Öksüz Kaldık

Selçuk Altan

Ekmekçi'nin ölümü ile, öğretmenler öksüz kaldı... Köy Enstitüleri öksüz kaldı.

Bu sözleri, öğretmen arkadaşımız Muzaffer Adıgüzel, Ekmekçi'nin evinin önünde söyledi.

Sonra, hep birlikte, kapsamını genişlettik:

Sadece öğretmenler değil, işçiler, köylüler, memurlar da öksüz kaldı...

Çağdaş Gazeteciler öksüz kaldı... Mühendisler... Mimarlar... Saymakla bitmez öksüz kalanlar...

Bir arkadaş özetledi:

Namuslu yürekleri, aydınlık kafaları ile onur duyan, haksızlığa uğrayıp acı çeken kim varsa, hepsi öksüz kaldı.

* * *

Mustafa Ekmekçi'yle, 1959 yılında, İsmet İnönü, Kızılay'a, bir bankaya geldiğinde, vatandaşlar sevgi gösterileri yaparken tanıştık.

İkimiz de genç birer muhabirdik. Sanki uzun zamandır tanışıyorduk; ama bir süredir birbirimizi görmemiştik. Sonrası... Sonrası, hep aynı içtenlikli Mustafa... Aynı namuslu Mustafa...

Ekmekçi'yi 38 yıldır, acıları paylaşarak azaltan, sevinçleri paylaşarak çoğaltan bir meslektaş olarak tanıyorum.

* * *

Kapısı ve telefonu herkese açıktı.

Gazetedeki odasında, beş sandalye varsa, diyelim birinde bir tanışı oturuyorsa, dördünde, derdine derman arayanlar otururdu.

Ona bir telefon yetmez, iki elinde iki telefon, sürgün edilmiş bir öğretmen için bakanlığı, işten haksız yere çıkarılmış bir işçi için sendikayı, hastane kapısında kalmış bir köylü için başhekimi arar durur, onları bulamazsa, dertlileri yanına alır, bakanlığın, sendikanın ya da hastanenin yolunu tutardı.
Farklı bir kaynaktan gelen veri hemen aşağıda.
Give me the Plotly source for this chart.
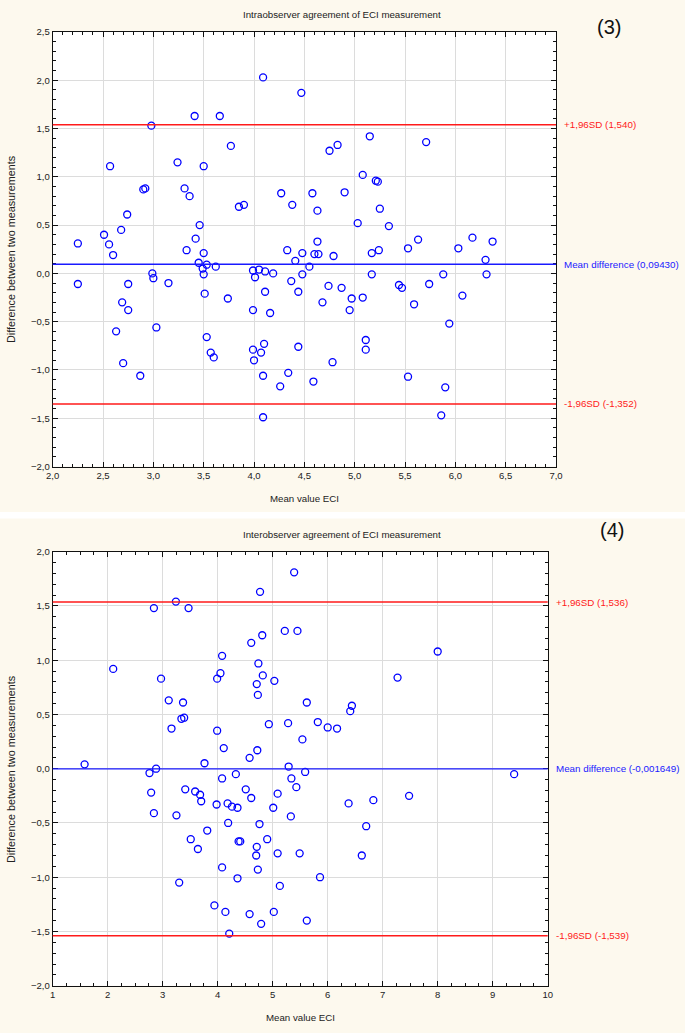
import plotly.graph_objects as go

# ---------------- Data: panel (3) intraobserver ----------------
intra_mean = [2.25, 2.51, 2.56, 2.60, 2.68, 2.74, 2.57, 2.90, 2.92, 2.98, 3.24, 3.41, 3.66, 3.50, 3.77,
              3.31, 3.36, 3.85, 3.90, 3.46, 3.42, 3.33, 3.50, 3.45, 3.53, 3.62, 3.49, 3.50, 3.51, 3.74,
              3.53, 3.57, 3.60, 2.25, 2.75, 2.69, 2.75, 2.63, 2.70, 2.87, 2.99, 3.00, 3.15, 3.03,
              4.09, 4.47, 5.15, 4.75, 4.83, 5.71, 5.08, 5.21, 5.23, 4.27, 4.58, 4.90, 4.38, 4.63,
              5.25, 5.03, 5.34, 4.63, 5.63, 5.53, 4.33, 4.48, 4.60, 4.64, 4.79, 5.17, 5.24, 4.41,
              4.55, 3.99, 4.05, 4.11, 4.19, 4.01, 4.48, 5.17, 4.37, 4.11, 4.44, 4.74, 4.87, 5.44,
              5.47, 5.74, 4.97, 5.08, 4.68, 4.95, 5.59, 3.99, 4.16, 4.10, 5.11, 3.99, 5.11, 4.07,
              4.44, 4.00, 4.78, 4.09, 4.34, 4.26, 4.59, 5.53, 4.09, 6.03, 6.17, 6.37, 6.30, 5.88,
              6.31, 6.07, 5.94, 5.90, 5.86]
intra_diff = [0.31, 0.40, 0.30, 0.19, 0.45, 0.61, 1.11, 0.87, 0.88, 1.53, 1.15, 1.63, 1.63, 1.11, 1.32,
              0.88, 0.80, 0.69, 0.71, 0.50, 0.36, 0.24, 0.21, 0.11, 0.09, 0.07, 0.05, -0.01, -0.21, -0.26,
              -0.66, -0.82, -0.87, -0.11, -0.11, -0.30, -0.38, -0.60, -0.93, -1.06, 0.00, -0.05, -0.10, -0.56,
              2.03, 1.87, 1.42, 1.27, 1.33, 1.36, 1.02, 0.96, 0.95, 0.83, 0.83, 0.84, 0.71, 0.65,
              0.67, 0.52, 0.49, 0.33, 0.35, 0.26, 0.24, 0.21, 0.20, 0.20, 0.18, 0.21, 0.24, 0.13,
              0.07, 0.03, 0.04, 0.02, 0.00, -0.04, -0.01, -0.01, -0.08, -0.19, -0.19, -0.13, -0.15, -0.12,
              -0.15, -0.11, -0.26, -0.25, -0.30, -0.38, -0.32, -0.38, -0.41, -0.73, -0.69, -0.79, -0.79, -0.82,
              -0.76, -0.90, -0.92, -1.06, -1.03, -1.17, -1.12, -1.07, -1.49, 0.26, 0.37, 0.33, 0.14, -0.01,
              -0.01, -0.23, -0.52, -1.18, -1.47]
intra_lines = [1.540, 0.09430, -1.352]
intra_labels = ["+1,96SD (1,540)", "Mean difference (0,09430)", "-1,96SD (-1,352)"]

# ---------------- Data: panel (4) interobserver ----------------
inter_mean = [5.39, 4.77, 2.84, 3.24, 3.47, 5.22, 5.45, 4.81, 4.61, 4.08, 2.10, 4.74, 4.05, 3.99, 4.82,
              5.03, 2.97, 4.71, 4.73, 3.11, 3.37, 5.62, 3.34, 3.39, 3.16, 4.93, 5.28, 3.99, 5.54, 4.11,
              4.72, 4.58, 1.58, 3.76, 5.29, 2.88, 2.76, 4.33, 5.59, 8.00, 7.27, 6.44, 6.41, 5.82,
              6.00, 6.17, 9.39, 2.79, 2.84, 3.41, 3.59, 3.68, 3.70, 4.08, 3.25, 3.98, 4.18, 4.26,
              4.36, 4.51, 4.61, 5.09, 5.01, 5.34, 5.43, 5.33, 4.19, 4.76, 3.81, 3.51, 3.64, 4.38,
              4.41, 4.90, 4.71, 4.70, 5.09, 5.49, 4.73, 4.08, 4.36, 3.30, 5.13, 3.94, 4.14, 4.58,
              5.02, 4.79, 5.62, 4.21, 7.48, 6.83, 6.38, 6.70, 6.62, 5.86]
inter_diff = [1.81, 1.63, 1.48, 1.54, 1.48, 1.27, 1.27, 1.23, 1.16, 1.04, 0.92, 0.97, 0.88, 0.83, 0.86,
              0.81, 0.83, 0.78, 0.68, 0.63, 0.61, 0.61, 0.46, 0.47, 0.37, 0.41, 0.42, 0.35, 0.27, 0.19,
              0.17, 0.10, 0.04, 0.05, 0.02, 0.00, -0.04, -0.05, -0.03, 1.08, 0.84, 0.58, 0.53, 0.43,
              0.38, 0.37, -0.05, -0.22, -0.41, -0.19, -0.21, -0.24, -0.30, -0.09, -0.43, -0.33, -0.32, -0.35,
              -0.36, -0.19, -0.27, -0.23, -0.36, -0.09, -0.17, -0.44, -0.50, -0.51, -0.57, -0.65, -0.74, -0.67,
              -0.67, -0.65, -0.72, -0.80, -0.78, -0.78, -0.93, -0.91, -1.01, -1.05, -1.08, -1.26, -1.32, -1.34,
              -1.32, -1.43, -1.40, -1.52, -0.25, -0.29, -0.32, -0.53, -0.80, -1.00]
inter_lines = [1.536, -0.001649, -1.539]
inter_labels = ["+1,96SD (1,536)", "Mean difference (-0,001649)", "-1,96SD (-1,539)"]

line_colors = ["#ff1a1a", "#1a1aff", "#ff1a1a"]

W, H = 685, 1033
FONT = "Liberation Sans, Arial, sans-serif"
TXT = "#222222"

def px_x(p):
    return p / W

def px_y(p):
    return 1 - p / H

fig = go.Figure()

marker = dict(symbol="circle-open", size=7, color="#0000ff", line=dict(width=1.3, color="#0000ff"))
fig.add_trace(go.Scatter(x=intra_mean, y=intra_diff, mode="markers", marker=marker,
                         xaxis="x", yaxis="y", showlegend=False))
fig.add_trace(go.Scatter(x=inter_mean, y=inter_diff, mode="markers", marker=marker,
                         xaxis="x2", yaxis="y2", showlegend=False))

axis_common = dict(showline=True, linecolor="#111111", linewidth=1, mirror="ticks",
                   ticks="inside", ticklen=5, tickcolor="#111111", showgrid=True,
                   gridcolor="#dcdcdc", gridwidth=1.3, zeroline=False, automargin=False,
                   tickfont=dict(family=FONT, size=9.5, color=TXT))

top_dom_x = [px_x(52.7), px_x(556)]
top_dom_y = [px_y(466.5), px_y(32)]
bot_dom_x = [px_x(52.7), px_x(547.7)]
bot_dom_y = [px_y(985.7), px_y(551.7)]

minor_common = dict(ticks="inside", ticklen=3, tickcolor="#111111", showgrid=False)

fig.update_layout(
    template="none",
    width=W, height=H, autosize=False,
    margin=dict(l=0, r=0, t=0, b=0, pad=0, autoexpand=False),
    paper_bgcolor="#fdf9ee", plot_bgcolor="#ffffff",
    separators=", ",
    font=dict(family=FONT, size=10, color=TXT),
    xaxis=dict(axis_common, domain=top_dom_x, range=[2, 7], dtick=0.5, tick0=2, tickformat=".1f",
               anchor="y", minor=dict(minor_common, dtick=0.1)),
    yaxis=dict(axis_common, domain=top_dom_y, range=[-2, 2.5], dtick=0.5, tick0=0, tickformat=".1f",
               anchor="x", minor=dict(minor_common, dtick=0.1)),
    xaxis2=dict(axis_common, domain=bot_dom_x, range=[1, 10], dtick=1, tick0=1,
                anchor="y2", minor=dict(minor_common, dtick=0.25)),
    yaxis2=dict(axis_common, domain=bot_dom_y, range=[-2, 2], dtick=0.5, tick0=0, tickformat=".1f",
                anchor="x2", minor=dict(minor_common, dtick=0.1)),
)

shapes = []
# white separator band between the two panels
shapes.append(dict(type="rect", xref="paper", yref="paper", x0=0, x1=1,
                   y0=px_y(518.5), y1=px_y(512), fillcolor="#ffffff", line=dict(width=0), layer="below"))
for val, col in zip(intra_lines, line_colors):
    shapes.append(dict(type="line", xref="x domain", yref="y", x0=0, x1=1, y0=val, y1=val,
                       line=dict(color=col, width=1.4), layer="above"))
for val, col in zip(inter_lines, line_colors):
    shapes.append(dict(type="line", xref="x2 domain", yref="y2", x0=0, x1=1, y0=val, y1=val,
                       line=dict(color=col, width=1.4), layer="above"))
fig.update_layout(shapes=shapes)

ann = []
for val, lab, col in zip(intra_lines, intra_labels, line_colors):
    ann.append(dict(x=px_x(562), xref="paper", y=val, yref="y", text=lab, showarrow=False,
                    xanchor="left", yanchor="middle", font=dict(family=FONT, size=9.8, color=col)))
for val, lab, col in zip(inter_lines, inter_labels, line_colors):
    ann.append(dict(x=px_x(554), xref="paper", y=val, yref="y2", text=lab, showarrow=False,
                    xanchor="left", yanchor="middle", font=dict(family=FONT, size=9.8, color=col)))

# titles
ann.append(dict(x=px_x(342), y=px_y(14), xref="paper", yref="paper", text="Intraobserver agreement of ECI measurement",
                showarrow=False, xanchor="center", yanchor="middle", font=dict(family=FONT, size=9.7, color=TXT)))
ann.append(dict(x=px_x(342), y=px_y(534), xref="paper", yref="paper", text="Interobserver agreement of ECI measurement",
                showarrow=False, xanchor="center", yanchor="middle", font=dict(family=FONT, size=9.7, color=TXT)))
# panel numbers
ann.append(dict(x=px_x(609), y=px_y(27), xref="paper", yref="paper", text="(3)", showarrow=False,
                xanchor="center", yanchor="middle", font=dict(family=FONT, size=20, color="#111111")))
ann.append(dict(x=px_x(612), y=px_y(530), xref="paper", yref="paper", text="(4)", showarrow=False,
                xanchor="center", yanchor="middle", font=dict(family=FONT, size=20, color="#111111")))
# axis titles
ann.append(dict(x=px_x(304), y=px_y(498), xref="paper", yref="paper", text="Mean value ECI", showarrow=False,
                xanchor="center", yanchor="middle", font=dict(family=FONT, size=9.7, color=TXT)))
ann.append(dict(x=px_x(300), y=px_y(1017), xref="paper", yref="paper", text="Mean value ECI", showarrow=False,
                xanchor="center", yanchor="middle", font=dict(family=FONT, size=9.7, color=TXT)))
ann.append(dict(x=px_x(11), y=px_y(249), xref="paper", yref="paper", text="Difference between two measurements",
                showarrow=False, textangle=-90, xanchor="center", yanchor="middle",
                font=dict(family=FONT, size=10.8, color=TXT)))
ann.append(dict(x=px_x(11), y=px_y(769), xref="paper", yref="paper", text="Difference between two measurements",
                showarrow=False, textangle=-90, xanchor="center", yanchor="middle",
                font=dict(family=FONT, size=10.8, color=TXT)))
fig.update_layout(annotations=ann)

fig.write_html("out.html", config={"displayModeBar": False},
               post_script="document.body.style.margin='0';document.documentElement.style.overflow='hidden';")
Mustafa Ekmekçi'nin odasında anlatılan ve çare bulunması istenilen dertler, hiçbir zaman "ithalat" ya da "ihracat" dertleri olmadı! Anlatılan dertler, "Sermaye Piyasası Kurulu" ya da "İstanbul Menkul Kıymetler Borsası'yla hiç ilgili olmadı."

* * *

Eşine ve iki kızına, çok önemli bir kalıt bıraktı.

Bana sonsuz bir arkadaşlık bıraktı. İçindeki telefon numaralarını yenisine aktardıktan sonra atmayıp bana verdiği, neredeyse otuz yıl öncesinin bir telefon defterini -ki bir gazeteci için hazine değerindedir- kutsal bir anı olarak çocuklarına vereceğim. Onun telefon defteri, titizliğinin, araştırıcılığının bir simgesidir. Bir haberin peşine düştü müydü, sonuna dek izler, ilgili herkesle konuşur, ne olur ne olmaz diye, neredeyse hiç ilgisiz kişilerin de görüşlerini alır, ondan sonra otururdu daktilonun başına.

Benim bildiğim Mustafa Ekmekçi, kırk yılı aşkın meslek yaşamında hiç "tekzip" almadı. Çünkü hiç yalan yazmadı.

Anısı, hem meslektaşlara, hem onurlu tüm insanlara ışık tutacak.